Australian businessman Dick Smith has thrust franking credits back into the national debate after claiming his $500,000 return under the scheme is an "outrageous" waste of taxpayers money.
The Opposition had promised to abolish the cash refund if it won the May federal election and the Labor Party is still weighing up its position on the policy in the wake of the loss.
Smith told The Sydney Morning Herald he had no idea what franking credits were when he received $500,000 under the scheme in 2016/17 and about $250,000 in 2017/18.
The millionaire, who rose to fame through his electronics stores and range of grocery products, said he complained to the Australian Tax Office (ATO) once he learned of the payments.
"I found I was getting this ridiculous money from the government," Smith told the publication.
"That's wrong, I said — I'm wealthy. My accountant said 'that's how it works, that's what you have to do'. I can't stop it. I think it's outrageous for wealthy people to be getting money from the government."
He suggested a means test should be applied to the scheme to allow more wealthy Australians to be denied franking credits.
"Labor sold the whole thing incompetently," Smith told the SMH on Tuesday. "They should have put a threshold on it, so wealthy people like me would pay the tax, but pensioners and less well-off people would not meet that threshold."
The controversial tax system went from relative obscurity to a heated point of discussion after the Scott Morrison led Coalition labelled the Opposition's plan on the policy a "retiree tax".
Google searches for the term "franking credits" in Australia were flat in January this year — only to spike dramatically in May when it suddenly became a hot topic.
If you're an Australian shareholder, you get paid a dividend when the company makes a profit — and normally you would have to pay tax on that, just like you would with your regular wages.
But in 1987, then-treasurer Paul Keating introduced "dividend imputation credits" — also known as "franking credits" — which was designed to prevent double taxation.
Basically, it recognised the government already taxed companies' profits, so it wasn't fair to then tax an individual a second time.
So shareholders were given a sort of "I owe you" — they were able to deduct the amount the company had already paid in tax off their own taxable income.
But then in 2001, Peter Costello took it one step further and changed the rules to allow that tax deduction to be swapped for a cash refund.
It meant that even shareholders who didn't pay tax — like retirees — could still be given a cash refund from the ATO.
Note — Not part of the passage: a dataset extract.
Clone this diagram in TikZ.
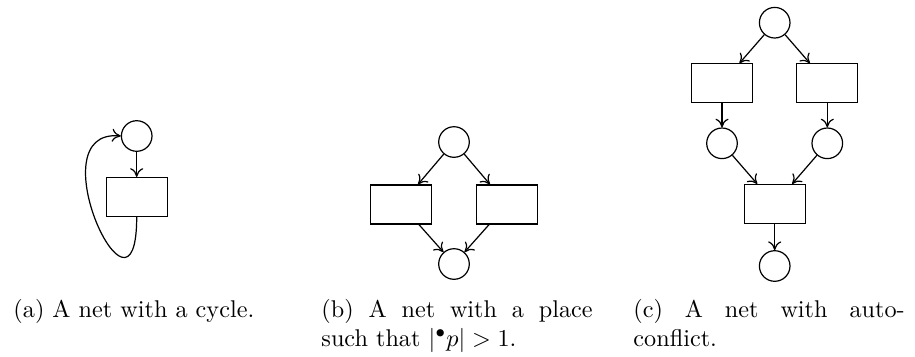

Smith's comments caused a stir online with many questioning why the outspoken millionaire didn't voice his position on the scheme during the election campaign.
"Dick Smith thinks Labor failed to sell franking credits policy. Perhaps he could have spoken up in support of it during the election," said Twitter user.
"Where was Dick three months ago when this debate about franking credits was raging," said another.
"So, the 'quiet Australians' are slowly getting loud," tweeted another. "A bit late Dick Smith, A bit late."